## Instruction
Produce a word-for-word copy of the listing below without its pictures.

## Collected data

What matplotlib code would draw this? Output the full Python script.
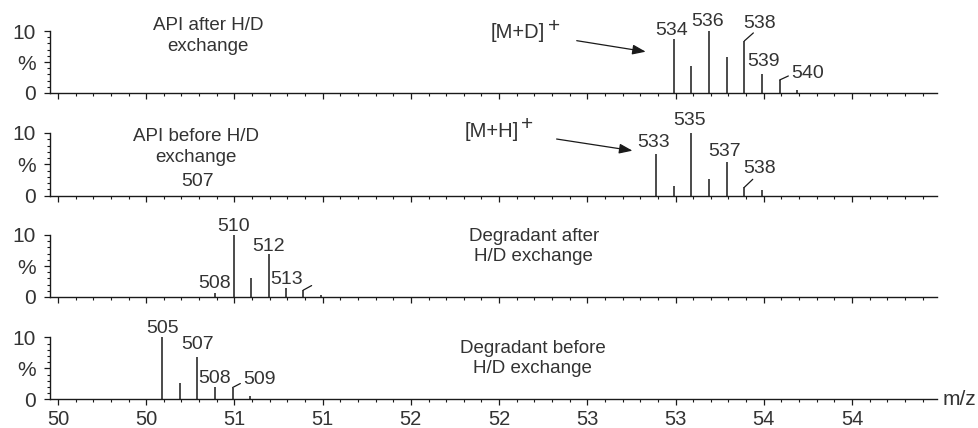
import matplotlib
matplotlib.use("Agg")
import matplotlib.pyplot as plt
from matplotlib.ticker import MultipleLocator

plt.rcParams['font.family'] = ['Liberation Sans', 'DejaVu Sans']

# ---------------- data ----------------
# panel 1: API after H/D exchange
p1_mz = [534.9, 535.9, 536.9, 537.9, 538.9, 539.9, 540.9, 541.9]
p1_int = [8.66, 4.35, 10.0, 5.85, 8.4, 3.06, 2.1, 0.5]
p1_lab = ["534", "", "536", "", "538", "539", "540", ""]

# panel 2: API before H/D exchange
p2_mz = [507.9, 533.9, 534.9, 535.9, 536.9, 537.9, 538.9, 539.9]
p2_int = [0.0, 6.73, 1.56, 10.0, 2.6, 5.45, 1.34, 0.9]
p2_lab = ["507", "533", "", "535", "", "537", "538", ""]

# panel 3: Degradant after H/D exchange
p3_mz = [508.9, 509.95, 510.95, 511.95, 512.95, 513.9, 514.9]
p3_int = [0.6, 10.0, 3.06, 6.9, 1.45, 1.1, 0.3]
p3_lab = ["508", "510", "", "512", "513", "", ""]

# panel 4: Degradant before H/D exchange
p4_mz = [505.9, 506.9, 507.9, 508.9, 509.9, 510.9]
p4_int = [10.0, 2.6, 6.9, 2.0, 1.9, 0.5]
p4_lab = ["505", "", "507", "508", "509", ""]

titles = ["API after H/D\nexchange", "API before H/D\nexchange",
          "Degradant after\nH/D exchange", "Degradant before\nH/D exchange"]
ion_labels = ["[M+D]", "[M+H]", None, None]

xtick_vals = [500, 505, 510, 515, 520, 525, 530, 535, 540, 545]
xtick_labels = ["50", "50", "51", "51", "52", "52", "53", "53", "54", "54"]
ytick_vals = [0, 5, 10]
ytick_labels = ["0", "%", "10"]
x_unit = "m/z"

# ---------------- layout ----------------
W, H = 979, 428
LINE = '#1a1a1a'
TXT = '#333333'
FS = 14
PX = 0.72  # points per pixel at dpi 100

panels = [
    dict(mz=p1_mz, it=p1_int, lab=p1_lab, y10=31.0, y0=93.0,
         off={"534": (-2, -9.3), "536": (-2, -9.3), "538": (15.3, -17), "539": (1.3, -12.3), "540": (27.7, -6)},
         hooks={4: (9, -8), 6: (8.7, -4)},
         title_xy=(508.5, 9.2), ion_xy=(526.08, 9.68), plus_xy=(528.1, 10.75),
         arrow=((529.4, 8.44), (533.31, 6.66))),
    dict(mz=p2_mz, it=p2_int, lab=p2_lab, y10=133.0, y0=195.7,
         off={"507": (0.7, -13.7), "533": (-2.4, -10.6), "535": (-2, -12.7), "537": (-1.7, -9.6), "538": (15, -18.3)},
         hooks={6: (8.4, -8)},
         title_xy=(507.83, 7.75), ion_xy=(524.6, 10.3), plus_xy=(526.6, 11.35),
         arrow=((528.26, 9.04), (532.56, 7.18))),
    dict(mz=p3_mz, it=p3_int, lab=p3_lab, y10=235.0, y0=297.0,
         off={"508": (0, -9.3), "510": (0, -8.3), "512": (0, -7.3), "513": (0, -9)},
         hooks={5: (8.4, -4.6)},
         title_xy=(526.96, 8.1), ion_xy=None, plus_xy=None, arrow=None),
    dict(mz=p4_mz, it=p4_int, lab=p4_lab, y10=337.3, y0=399.3,
         off={"505": (0, -9), "507": (0, -12.3), "508": (0, -8), "509": (26.7, -8.3)},
         hooks={4: (7.7, -4)},
         title_xy=(526.9, 6.55), ion_xy=None, plus_xy=None, arrow=None),
]

fig = plt.figure(figsize=(W / 100, H / 100), dpi=100)
left_px, right_px = 50.0, 936.7

for i, p in enumerate(panels):
    ax = fig.add_axes([left_px / W, 1 - p['y0'] / H,
                       (right_px - left_px) / W, (p['y0'] - p['y10']) / H])
    ax.set_xlim(499.55, 549.8)
    ax.set_ylim(0, 10)
    for s in ['top', 'right']:
        ax.spines[s].set_visible(False)
    ax.spines['left'].set_bounds(0, 10)
    for s in ['left', 'bottom']:
        ax.spines[s].set_color(LINE)
        ax.spines[s].set_linewidth(1.0)

    ax.set_xticks(xtick_vals)
    ax.xaxis.set_minor_locator(MultipleLocator(1))
    ax.set_yticks(ytick_vals)
    ax.set_yticklabels(ytick_labels)
    ax.yaxis.set_minor_locator(MultipleLocator(1))
    ax.tick_params(axis='x', which='major', length=4.5, width=0.9, color=LINE, direction='out')
    ax.tick_params(axis='x', which='minor', length=2.2, width=0.8, color=LINE, direction='out')
    ax.tick_params(axis='y', which='major', length=4.5, width=0.9, color=LINE, direction='out',
                   labelsize=15, labelcolor=TXT, pad=6)
    ax.tick_params(axis='y', which='minor', length=2.5, width=0.8, color=LINE, direction='out')
    if i == 3:
        ax.set_xticklabels(xtick_labels)
        ax.tick_params(axis='x', which='major', labelsize=14.5, labelcolor=TXT, pad=3)
        ax.text(1.007, 0, x_unit, transform=ax.transAxes, ha='left', va='center',
                fontsize=15, color=TXT)
    else:
        ax.tick_params(axis='x', labelbottom=False)
    ax.patch.set_alpha(0)

    ax.vlines(p['mz'], 0, p['it'], color=LINE, lw=1.1, clip_on=False)

    for j, (m, h, lab) in enumerate(zip(p['mz'], p['it'], p['lab'])):
        if j in p['hooks']:
            dx, dy = p['hooks'][j]
            ax.annotate("", xy=(m, h), xytext=(dx * PX, -dy * PX), textcoords='offset points',
                        arrowprops=dict(arrowstyle='-', color=LINE, lw=0.9, shrinkA=0, shrinkB=0),
                        annotation_clip=False)
        if lab:
            dx, dy = p['off'].get(lab, (0, -10))
            ax.annotate(lab, xy=(m, h), xytext=(dx * PX, -dy * PX), textcoords='offset points',
                        ha='center', va='center', fontsize=FS, color=TXT, annotation_clip=False)

    ax.text(p['title_xy'][0], p['title_xy'][1], titles[i], ha='center', va='center',
            fontsize=13.5, color=TXT, linespacing=1.25, clip_on=False)
    if ion_labels[i]:
        ax.text(p['ion_xy'][0], p['ion_xy'][1], ion_labels[i], ha='center', va='center',
                fontsize=14.5, color=TXT, clip_on=False)
        ax.text(p['plus_xy'][0], p['plus_xy'][1], "+", ha='center', va='center',
                fontsize=15, color=TXT, clip_on=False)
        (x0, y0), (x1, y1) = p['arrow']
        ax.annotate("", xy=(x1, y1), xytext=(x0, y0),
                    arrowprops=dict(arrowstyle='-|>,head_length=0.8,head_width=0.3',
                                    color=LINE, lw=0.9, shrinkA=0, shrinkB=0),
                    annotation_clip=False)

fig.savefig("out.png", dpi=100)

## Written answer
What matplotlib code would draw this? Output the full Python script.
import matplotlib
matplotlib.use("Agg")
import matplotlib.pyplot as plt
from matplotlib.ticker import MultipleLocator

plt.rcParams['font.family'] = ['Liberation Sans', 'DejaVu Sans']

# ---------------- data ----------------
# panel 1: API after H/D exchange
p1_mz = [534.9, 535.9, 536.9, 537.9, 538.9, 539.9, 540.9, 541.9]
p1_int = [8.66, 4.35, 10.0, 5.85, 8.4, 3.06, 2.1, 0.5]
p1_lab = ["534", "", "536", "", "538", "539", "540", ""]

# panel 2: API before H/D exchange
p2_mz = [507.9, 533.9, 534.9, 535.9, 536.9, 537.9, 538.9, 539.9]
p2_int = [0.0, 6.73, 1.56, 10.0, 2.6, 5.45, 1.34, 0.9]
p2_lab = ["507", "533", "", "535", "", "537", "538", ""]

# panel 3: Degradant after H/D exchange
p3_mz = [508.9, 509.95, 510.95, 511.95, 512.95, 513.9, 514.9]
p3_int = [0.6, 10.0, 3.06, 6.9, 1.45, 1.1, 0.3]
p3_lab = ["508", "510", "", "512", "513", "", ""]

# panel 4: Degradant before H/D exchange
p4_mz = [505.9, 506.9, 507.9, 508.9, 509.9, 510.9]
p4_int = [10.0, 2.6, 6.9, 2.0, 1.9, 0.5]
p4_lab = ["505", "", "507", "508", "509", ""]

titles = ["API after H/D\nexchange", "API before H/D\nexchange",
          "Degradant after\nH/D exchange", "Degradant before\nH/D exchange"]
ion_labels = ["[M+D]", "[M+H]", None, None]

xtick_vals = [500, 505, 510, 515, 520, 525, 530, 535, 540, 545]
xtick_labels = ["50", "50", "51", "51", "52", "52", "53", "53", "54", "54"]
ytick_vals = [0, 5, 10]
ytick_labels = ["0", "%", "10"]
x_unit = "m/z"

# ---------------- layout ----------------
W, H = 979, 428
LINE = '#1a1a1a'
TXT = '#333333'
FS = 14
PX = 0.72  # points per pixel at dpi 100

panels = [
    dict(mz=p1_mz, it=p1_int, lab=p1_lab, y10=31.0, y0=93.0,
         off={"534": (-2, -9.3), "536": (-2, -9.3), "538": (15.3, -17), "539": (1.3, -12.3), "540": (27.7, -6)},
         hooks={4: (9, -8), 6: (8.7, -4)},
         title_xy=(508.5, 9.2), ion_xy=(526.08, 9.68), plus_xy=(528.1, 10.75),
         arrow=((529.4, 8.44), (533.31, 6.66))),
    dict(mz=p2_mz, it=p2_int, lab=p2_lab, y10=133.0, y0=195.7,
         off={"507": (0.7, -13.7), "533": (-2.4, -10.6), "535": (-2, -12.7), "537": (-1.7, -9.6), "538": (15, -18.3)},
         hooks={6: (8.4, -8)},
         title_xy=(507.83, 7.75), ion_xy=(524.6, 10.3), plus_xy=(526.6, 11.35),
         arrow=((528.26, 9.04), (532.56, 7.18))),
    dict(mz=p3_mz, it=p3_int, lab=p3_lab, y10=235.0, y0=297.0,
         off={"508": (0, -9.3), "510": (0, -8.3), "512": (0, -7.3), "513": (0, -9)},
         hooks={5: (8.4, -4.6)},
         title_xy=(526.96, 8.1), ion_xy=None, plus_xy=None, arrow=None),
    dict(mz=p4_mz, it=p4_int, lab=p4_lab, y10=337.3, y0=399.3,
         off={"505": (0, -9), "507": (0, -12.3), "508": (0, -8), "509": (26.7, -8.3)},
         hooks={4: (7.7, -4)},
         title_xy=(526.9, 6.55), ion_xy=None, plus_xy=None, arrow=None),
]

fig = plt.figure(figsize=(W / 100, H / 100), dpi=100)
left_px, right_px = 50.0, 936.7

for i, p in enumerate(panels):
    ax = fig.add_axes([left_px / W, 1 - p['y0'] / H,
                       (right_px - left_px) / W, (p['y0'] - p['y10']) / H])
    ax.set_xlim(499.55, 549.8)
    ax.set_ylim(0, 10)
    for s in ['top', 'right']:
        ax.spines[s].set_visible(False)
    ax.spines['left'].set_bounds(0, 10)
    for s in ['left', 'bottom']:
        ax.spines[s].set_color(LINE)
        ax.spines[s].set_linewidth(1.0)

    ax.set_xticks(xtick_vals)
    ax.xaxis.set_minor_locator(MultipleLocator(1))
    ax.set_yticks(ytick_vals)
    ax.set_yticklabels(ytick_labels)
    ax.yaxis.set_minor_locator(MultipleLocator(1))
    ax.tick_params(axis='x', which='major', length=4.5, width=0.9, color=LINE, direction='out')
    ax.tick_params(axis='x', which='minor', length=2.2, width=0.8, color=LINE, direction='out')
    ax.tick_params(axis='y', which='major', length=4.5, width=0.9, color=LINE, direction='out',
                   labelsize=15, labelcolor=TXT, pad=6)
    ax.tick_params(axis='y', which='minor', length=2.5, width=0.8, color=LINE, direction='out')
    if i == 3:
        ax.set_xticklabels(xtick_labels)
        ax.tick_params(axis='x', which='major', labelsize=14.5, labelcolor=TXT, pad=3)
        ax.text(1.007, 0, x_unit, transform=ax.transAxes, ha='left', va='center',
                fontsize=15, color=TXT)
    else:
        ax.tick_params(axis='x', labelbottom=False)
    ax.patch.set_alpha(0)

    ax.vlines(p['mz'], 0, p['it'], color=LINE, lw=1.1, clip_on=False)

    for j, (m, h, lab) in enumerate(zip(p['mz'], p['it'], p['lab'])):
        if j in p['hooks']:
            dx, dy = p['hooks'][j]
            ax.annotate("", xy=(m, h), xytext=(dx * PX, -dy * PX), textcoords='offset points',
                        arrowprops=dict(arrowstyle='-', color=LINE, lw=0.9, shrinkA=0, shrinkB=0),
                        annotation_clip=False)
        if lab:
            dx, dy = p['off'].get(lab, (0, -10))
            ax.annotate(lab, xy=(m, h), xytext=(dx * PX, -dy * PX), textcoords='offset points',
                        ha='center', va='center', fontsize=FS, color=TXT, annotation_clip=False)

    ax.text(p['title_xy'][0], p['title_xy'][1], titles[i], ha='center', va='center',
            fontsize=13.5, color=TXT, linespacing=1.25, clip_on=False)
    if ion_labels[i]:
        ax.text(p['ion_xy'][0], p['ion_xy'][1], ion_labels[i], ha='center', va='center',
                fontsize=14.5, color=TXT, clip_on=False)
        ax.text(p['plus_xy'][0], p['plus_xy'][1], "+", ha='center', va='center',
                fontsize=15, color=TXT, clip_on=False)
        (x0, y0), (x1, y1) = p['arrow']
        ax.annotate("", xy=(x1, y1), xytext=(x0, y0),
                    arrowprops=dict(arrowstyle='-|>,head_length=0.8,head_width=0.3',
                                    color=LINE, lw=0.9, shrinkA=0, shrinkB=0),
                    annotation_clip=False)

fig.savefig("out.png", dpi=100)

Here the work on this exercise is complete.